533 dias depois, Iván Marcano voltou a jogar pelo FC Porto. O espanhol enfrentou um longo processo de recuperação que passou por várias fases após a cirurgia: reabilitação, recondicionamento, retorno à atividade, retorno ao desporto, retorno aos treinos e, por fim, à competição.

«Há muitas evidências científicas acerca da lesão de rotura do ligamento anterior cruzado. O processo de recuperação no FC Porto é similar ao que é feito no Real Madrid, por exemplo. Este tipo de lesão é a mais dramática para qualquer atleta de futebol», começa por explicar a A BOLA o especialista em Medicina Desportiva, Alexandre Marques.

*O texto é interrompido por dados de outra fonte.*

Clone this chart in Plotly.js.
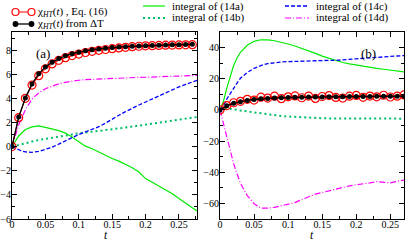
<!DOCTYPE html>
<html>
<head>
<meta charset="utf-8">
<script src="https://cdn.plot.ly/plotly-3.0.1.min.js"></script>
<style>html,body{margin:0;padding:0;background:#fff;}#chart{width:407px;height:242px;}</style>
</head>
<body>
<div id="chart"></div>
<script>
// ---- Panel (a) data ----
const tPtsA = [0,0.01,0.02,0.03,0.04,0.05,0.06,0.07,0.08,0.09,0.10,0.11,0.12,0.13,0.14,0.15,0.16,0.17,0.18,0.19,0.20,0.21,0.22,0.23,0.24,0.25,0.26,0.27];
const chiEq16A = [0,2.4,4.0,5.1,5.88,6.45,6.85,7.15,7.37,7.55,7.67,7.8,7.9,7.98,8.05,8.12,8.18,8.23,8.28,8.32,8.35,8.37,8.39,8.41,8.42,8.43,8.44,8.45];
const chiDeltaTA = [0,2.45,4.03,5.2,6.03,6.6,7.0,7.3,7.53,7.7,7.83,7.95,8.03,8.1,8.16,8.21,8.25,8.28,8.31,8.34,8.36,8.38,8.4,8.42,8.44,8.45,8.47,8.48];
const tLineA = [0,0.005,0.01,0.015,0.02,0.03,0.04,0.05,0.06,0.07,0.08,0.09,0.10,0.11,0.12,0.13,0.14,0.15,0.16,0.17,0.18,0.19,0.20,0.21,0.22,0.23,0.24,0.25,0.26,0.27,0.277];
const int14aA = [0,0.5,0.88,1.15,1.42,1.63,1.72,1.6,1.47,1.32,1.12,0.8,0.4,0.04,-0.18,-0.45,-0.75,-0.98,-1.2,-1.45,-1.75,-2.1,-2.65,-2.95,-3.25,-3.55,-3.9,-4.3,-4.7,-5.1,-5.33];
const int14bA = [0,0.08,0.15,0.23,0.3,0.42,0.55,0.65,0.75,0.85,0.95,1.03,1.1,1.17,1.23,1.3,1.36,1.43,1.5,1.58,1.66,1.75,1.84,1.93,2.02,2.1,2.17,2.25,2.32,2.4,2.45];
const int14cA = [0,-0.15,-0.28,-0.38,-0.44,-0.47,-0.4,-0.25,-0.05,0.2,0.5,0.75,1.0,1.22,1.43,1.65,1.95,2.3,2.6,2.9,3.2,3.45,3.7,3.95,4.2,4.5,4.75,4.95,5.15,5.35,5.5];
const int14dA = [0,1.0,1.8,2.45,3.05,3.95,4.45,4.8,5.02,5.2,5.33,5.43,5.5,5.55,5.58,5.61,5.64,5.66,5.68,5.7,5.72,5.74,5.75,5.77,5.79,5.81,5.83,5.85,5.87,5.89,5.9];

// ---- Panel (b) data ----
const tPtsB = [0,0.01,0.02,0.03,0.04,0.05,0.06,0.07,0.08,0.09,0.10,0.11,0.12,0.13,0.14,0.15,0.16,0.17,0.18,0.19,0.20,0.21,0.22,0.23,0.24,0.25,0.26,0.27];
const chiEq16B = [0,2.8,4.6,5.5,6.8,6.3,8.2,7.6,8.8,7.2,8.4,9.0,7.8,8.9,7.4,8.6,9.2,8.0,7.6,8.8,9.3,8.1,8.9,8.4,9.4,8.3,8.8,9.6];
const chiDeltaTB = [0,2.6,4.2,5.3,6.1,6.7,7.1,7.4,7.6,7.8,7.95,8.05,8.15,8.25,8.3,8.35,8.4,8.45,8.5,8.55,8.6,8.62,8.65,8.7,8.72,8.75,8.8,8.85];
const tLineB = [0,0.005,0.01,0.015,0.02,0.025,0.03,0.04,0.05,0.06,0.07,0.08,0.09,0.10,0.11,0.12,0.13,0.14,0.15,0.16,0.17,0.18,0.19,0.20,0.21,0.22,0.23,0.24,0.25,0.26,0.27];
const int14aB = [0,5.5,14,22,28.5,33.3,37,41.5,44,45,45,44.4,43.5,42.3,41,39.6,38,36.3,34.5,33,31.6,30.4,29.5,28.7,28,27.3,26.7,26.1,25.5,25,24.4];
const int14bB = [0,0.8,0.9,0.7,0.5,0.1,-0.4,-1.0,-1.6,-2.3,-3.0,-3.5,-3.9,-4.25,-4.55,-4.8,-5.0,-5.2,-5.35,-5.45,-5.5,-5.55,-5.6,-5.6,-5.6,-5.6,-5.6,-5.6,-5.6,-5.6,-5.6];
const int14cB = [0,2.8,7,10.7,14,17.2,20.3,24,26.7,28.5,29.7,30.4,30.8,31,31.2,31.3,31.5,31.7,31.8,31.8,31.8,32,32.4,32.8,33.1,33.3,33.6,34,34.3,34.6,34.9];
const int14dB = [0,-8.7,-17.5,-26,-34.5,-41,-47,-55,-60.2,-63,-63,-62.5,-61.5,-60.5,-59.5,-57.5,-55.5,-54,-53,-51.8,-50.7,-49.8,-48.7,-48,-47.5,-46.8,-46,-46.5,-46.8,-45.8,-45];

// ---- Tick labels / legend text ----
const xTickVals = [0,0.05,0.1,0.15,0.2,0.25];
const xTickText = ['0','0.05','0.1','0.15','0.2','0.25'];
const xTitle = '<i>t</i>';
const legendNames = ['χ<sub><i>HT</i></sub>(<i>t</i>) , Eq. (16)', 'χ<sub><i>HT</i></sub>(<i>t</i>) from ΔT', 'integral of (14a)', 'integral of (14b)', 'integral of (14c)', 'integral of (14d)'];

const FONT = '"Liberation Serif", "Times New Roman", serif';
const C_GREEN = 'rgb(0,235,0)';
const C_TEAL = 'rgb(0,190,100)';
const C_BLUE = 'rgb(0,0,255)';
const C_MAG = 'rgb(255,0,255)';
const C_RED = 'rgb(255,0,0)';

function lineTraces(tl, a, b, c, d, xa, ya) {
  return [
    {x: tl, y: a, xaxis: xa, yaxis: ya, mode: 'lines', line: {color: C_GREEN, width: 1.2}},
    {x: tl, y: b, xaxis: xa, yaxis: ya, mode: 'lines', line: {color: C_TEAL, width: 2, dash: '2px,3px'}},
    {x: tl, y: c, xaxis: xa, yaxis: ya, mode: 'lines', line: {color: C_BLUE, width: 1.3, dash: '4px,2px'}},
    {x: tl, y: d, xaxis: xa, yaxis: ya, mode: 'lines', line: {color: C_MAG, width: 1.2, dash: '6px,2px,1px,2px'}}
  ];
}
function chiTraces(tp, red, black, xa, ya) {
  return [
    {x: tp, y: red, xaxis: xa, yaxis: ya, mode: 'lines+markers', line: {color: C_RED, width: 1},
     marker: {symbol: 'circle-open', size: 8, color: C_RED, line: {width: 1.2, color: C_RED}}},
    {x: tp, y: black, xaxis: xa, yaxis: ya, mode: 'lines+markers', line: {color: 'black', width: 1.3},
     marker: {symbol: 'circle', size: 5, color: 'black'}}
  ];
}

const data = [].concat(
  lineTraces(tLineA, int14aA, int14bA, int14cA, int14dA, 'x', 'y'),
  chiTraces(tPtsA, chiEq16A, chiDeltaTA, 'x', 'y'),
  lineTraces(tLineB, int14aB, int14bB, int14cB, int14dB, 'x2', 'y2'),
  chiTraces(tPtsB, chiEq16B, chiDeltaTB, 'x2', 'y2')
);

const axisCommon = {
  showline: true, linecolor: 'black', linewidth: 1, mirror: 'allticks',
  ticks: 'inside', ticklen: 5, tickwidth: 1, tickcolor: 'black',
  showgrid: false, zeroline: false, fixedrange: true,
  tickfont: {family: FONT, size: 10, color: 'black'}
};
function xAxis(domain, range, anchor) {
  return Object.assign({}, axisCommon, {
    domain: domain, range: range, anchor: anchor, ticklabelstandoff: -4,
    tickmode: 'array', tickvals: xTickVals, ticktext: xTickText,
    minor: {dtick: 0.025, tick0: 0, ticks: 'inside', ticklen: 3, tickcolor: 'black', showgrid: false}
  });
}
function yAxis(range, dtick, minorDtick, anchor) {
  return Object.assign({}, axisCommon, {
    range: range, anchor: anchor, dtick: dtick, tick0: 0, ticklabelstandoff: -2,
    minor: {dtick: minorDtick, tick0: 0, ticks: 'inside', ticklen: 3, tickcolor: 'black', showgrid: false}
  });
}

// legend helper positions (paper coords)
const W = 392, H = 187, L = 12, B = 219;
const px = v => (v - L) / W;
const py = v => (B - v) / H;

const lg = [
  {x0: 14, x1: 33, y: 12, text: legendNames[0], tx: 36, color: C_RED, width: 1, dash: 'solid', mk: 'open'},
  {x0: 14, x1: 33, y: 24, text: legendNames[1], tx: 36, color: 'black', width: 1.3, dash: 'solid', mk: 'dot'},
  {x0: 143, x1: 165, y: 6, text: legendNames[2], tx: 171, color: C_GREEN, width: 1.2, dash: 'solid'},
  {x0: 143, x1: 165, y: 18, text: legendNames[3], tx: 171, color: C_TEAL, width: 2, dash: '2px,3px'},
  {x0: 285, x1: 309, y: 6, text: legendNames[4], tx: 315, color: C_BLUE, width: 1.3, dash: '4px,2px'},
  {x0: 285, x1: 309, y: 18, text: legendNames[5], tx: 315, color: C_MAG, width: 1.2, dash: '6px,2px,1px,2px'}
];
const shapes = [];
const annotations = [];
lg.forEach(e => {
  shapes.push({type: 'line', xref: 'paper', yref: 'paper', x0: px(e.x0), x1: px(e.x1), y0: py(e.y), y1: py(e.y),
    line: {color: e.color, width: e.width, dash: e.dash}});
  if (e.mk) {
    [e.x0 + 1.5, e.x1 - 1.5].forEach(cx => {
      const r = e.mk === 'open' ? 3.5 : 2.3;
      shapes.push({type: 'circle', xref: 'paper', yref: 'paper', xsizemode: 'pixel', ysizemode: 'pixel',
        xanchor: px(cx), yanchor: py(e.y), x0: -r, x1: r, y0: -r, y1: r,
        line: {color: e.color, width: 1.2}, fillcolor: e.mk === 'open' ? 'white' : 'black'});
    });
  }
  annotations.push({xref: 'paper', yref: 'paper', x: px(e.tx), y: py(e.y), xanchor: 'left', yanchor: 'middle',
    text: e.text, showarrow: false, borderpad: 0, font: {family: FONT, size: 11, color: 'black'}});
});
annotations.push({xref: 'x domain', yref: 'y domain', x: 0.119, y: 0.938, text: '(a)', showarrow: false,
  font: {family: FONT, size: 13, color: 'black'}});
annotations.push({xref: 'x2 domain', yref: 'y2 domain', x: 0.859, y: 0.935, text: '(b)', showarrow: false,
  font: {family: FONT, size: 13, color: 'black'}});
// x-axis titles
[['x domain', 0.51], ['x2 domain', 0.5]].forEach(([xr, xv]) => {
  annotations.push({xref: xr, yref: 'paper', x: xv, y: py(242), xanchor: 'center', yanchor: 'bottom',
    text: xTitle, showarrow: false, borderpad: 0, font: {family: FONT, size: 11.5, color: 'black'}});
});

const layout = {
  width: 407, height: 242,
  margin: {l: 12, r: 3, t: 32, b: 23, pad: 0},
  paper_bgcolor: 'white', plot_bgcolor: 'white',
  showlegend: false,
  font: {family: FONT, size: 10, color: 'black'},
  xaxis: xAxis([0, 185 / 392], [0, 0.277], 'y'),
  yaxis: yAxis([-6, 9.5], 2, 1, 'x'),
  xaxis2: xAxis([208 / 392, 1], [0, 0.27], 'y2'),
  yaxis2: yAxis([-70, 50], 20, 10, 'x2'),
  shapes: shapes,
  annotations: annotations
};

Plotly.newPlot('chart', data, layout, {staticPlot: true, displayModeBar: false});
</script>
</body>
</html>
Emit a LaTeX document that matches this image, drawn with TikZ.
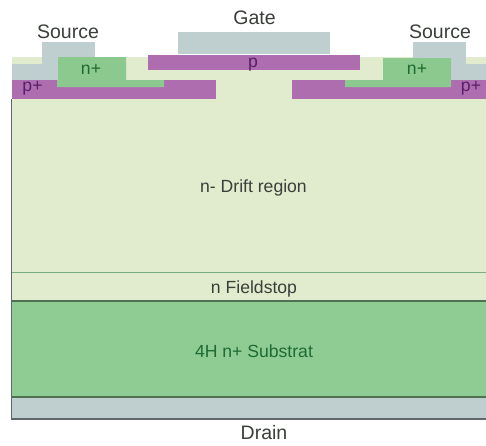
\documentclass[tikz,border=0pt]{standalone}
\usepackage{fontspec}
\setmainfont{Liberation Sans}
\definecolor{lightn}{HTML}{E1EBCD}
\definecolor{subst}{HTML}{8FCC93}
\definecolor{nplus}{HTML}{8CC98F}
\definecolor{ptype}{HTML}{AE6DAE}
\definecolor{metal}{HTML}{BFCFD0}
\definecolor{labelgrey}{HTML}{3A3F3A}
\definecolor{darkgreen}{HTML}{1F6A33}
\definecolor{darkpurple}{HTML}{5A1F6A}
\tikzset{
  biglabel/.style={font=\fontsize{19.5}{22}\selectfont,text=labelgrey,inner sep=0pt},
  midlabel/.style={font=\fontsize{17.6}{21}\selectfont,text=labelgrey,inner sep=0pt},
  nlabel/.style={font=\fontsize{17.6}{21}\selectfont,text=darkgreen,inner sep=0pt},
  plabel/.style={font=\fontsize{17.6}{21}\selectfont,text=darkpurple,inner sep=0pt},
  rule/.style={line width=1pt}
}
\begin{document}
\begin{tikzpicture}[x=1pt,y=-1pt]
\useasboundingbox (0,0) rectangle (486,445);
\fill[white] (0,0) rectangle (486,445);
% body
\fill[lightn] (12,57) rectangle (486,272);
\fill[lightn] (12,272) rectangle (486,301);
\fill[subst] (12,301) rectangle (486,397);
\fill[metal] (12,397) rectangle (486,419);
% source metal
\fill[metal] (42,42) rectangle (95,57);
\fill[metal] (12,64) -- (42,64) -- (42,57) -- (58,57) -- (58,80) -- (12,80) -- cycle;
\fill[metal] (413,42) rectangle (466,58);
\fill[metal] (451,58) rectangle (466,80);
\fill[metal] (466,64) rectangle (486,80);
% gate
\fill[metal] (178,32) rectangle (330,54);
% p regions
\fill[ptype] (148,55) rectangle (360,70);
\fill[ptype] (12,80) rectangle (216,99);
\fill[ptype] (292,80) rectangle (486,99);
% n+ regions
\fill[nplus] (58,57) -- (126,57) -- (126,80) -- (164,80) -- (164,87) -- (57,87) -- (57,80) -- (58,80) -- cycle;
\fill[nplus] (383,58) -- (451,58) -- (451,87) -- (345,87) -- (345,80) -- (383,80) -- cycle;
% rules
\draw[rule,draw=subst!85!black] (12,272) -- (486,272);
\draw[line width=1.2pt,draw=subst!55!black] (12,301) -- (486,301);
\draw[line width=1.2pt,draw=subst!55!black] (12,397) -- (486,397);
\draw[line width=1.2pt,draw=metal!50!black] (486,419) -- (11.5,419) -- (11.5,99);
% labels
\node[biglabel] (source1) at (68,32) {Source};
\node[biglabel] (gate) at (254.5,18) {Gate};
\node[biglabel] (source2) at (440,32) {Source};
\node[biglabel] (drain) at (264,433) {Drain};
\node[nlabel] (nl) at (91,69) {n+};
\node[nlabel] (nr) at (417,69) {n+};
\node[plabel] (pl) at (32.5,88) {p+};
\node[plabel] (pr) at (471,88) {p+};
\node[plabel] (pc) at (253,65) {p};
\node[midlabel] (drift) at (253.5,188) {n- Drift region};
\node[midlabel] (fs) at (254,289) {n Fieldstop};
\node[nlabel] (sub) at (254,351) {4H n+ Substrat};
\end{tikzpicture}
\end{document}
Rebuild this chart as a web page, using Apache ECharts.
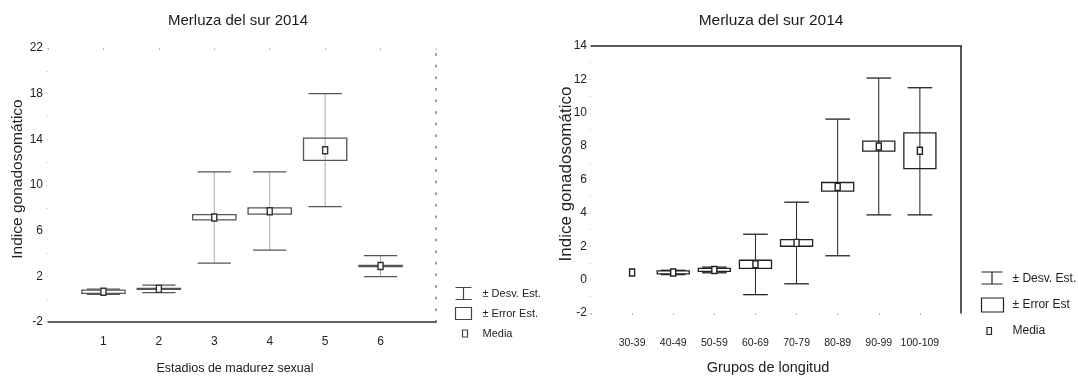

O caminho que o central teve de percorrer foi, muito provavelmente, duro, sinuoso e cheio de dúvidas, conforme explica o médico, ex-membro do departamento clínico do Gil Vicente.

«No fim do dia são os atletas com os seus botões quem tem de tomar decisões. E não é quando a equipa ganha e estão todos a celebrar, mas sim nas noites de chuva em que estão sozinhos em casa. E esses atletas têm muitos ‘bichinhos’ na cabeça, dependem do futebol. E eles têm de acreditar no processo, no médico, no fisiologista, em todos os profissionais. O trabalho de recuperação é multidisciplinar. Os atletas são controlados ao máximo num gabinete de alta performance», esclarece.

«Quem sofre este tipo de lesões precisa de trabalhar a estabilidade articular. Quer dizer, é importante que todos trabalhem. Trabalha-se pouco a prevenção. Os atletas não podem ter grandes diferenças entre a força da perna direita e a força da perna esquerda ou da força na parte da frente da perna e na parte de trás. Neste caso, o Marcano precisa de um grande reforço muscular na perna direita, o que obriga a que a outra seja também reforçada. O trabalho de prevenção tem de ser muito forte. É preciso aumentar a propriocepção, o equilíbrio, trazer-lhe a agilidade, a confiança e a explosão», acrescenta.

Aos 37 anos, Marcano superou nova lesão grave no mesmo joelho, o que requer cautelas redobradas.

«Este tipo de lesão é o primeiro fator de risco da osteoartrose do joelho, além do risco de nova rotura ser elevado. O ligamento cruzado anterior é muito importante na estabilidade do joelho, impede a translação da tíbia, ou seja, que a tíbia vá para a frente e coloque tensão sobre ele. Tudo tem de ser trabalhado. Quanto mais fortes os músculos, melhor a estabilidade articular e menos sobrecarga haverá», diz o clínico.

Alexandre Marques defende que Marcano tem de ser gerido e considera que este talvez tenha jogado demasiados minutos (75 minutos) em Arouca.

«O Marcano vai ter de ser gerido, ainda não tem ritmo de jogo. Os jogadores podem treinar muito bem e estar em boa forma física, mas o jogo traz desafios para os quais não estão preparados. É necessário ganhar minutos. Há dois grandes momentos de lesão não traumática: os primeiros 10/15 minutos, geralmente por mau aquecimento, e no final dos jogos, por fadiga. Se o atleta for levado ao extremo do cansaço, o risco de lesão é muito elevado. O corpo é a máquina deles e tem de estar alinhadíssimo. Até acho que foi arriscado metê-lo de início, mas correu bastante bem e ainda bem. Ele vai estar sempre um bocadinho mais protegido. Depois é preciso colocar tudo numa balança: médico, atleta, fisiologista e treinador, e perceber se os jogos valem a pena o risco. Um atleta tarimbado como ele sabe gerir o risco», conclui.

Permanece, portanto, a dúvida: estará Marcano apto para 90 minutos de alta exigência em Braga?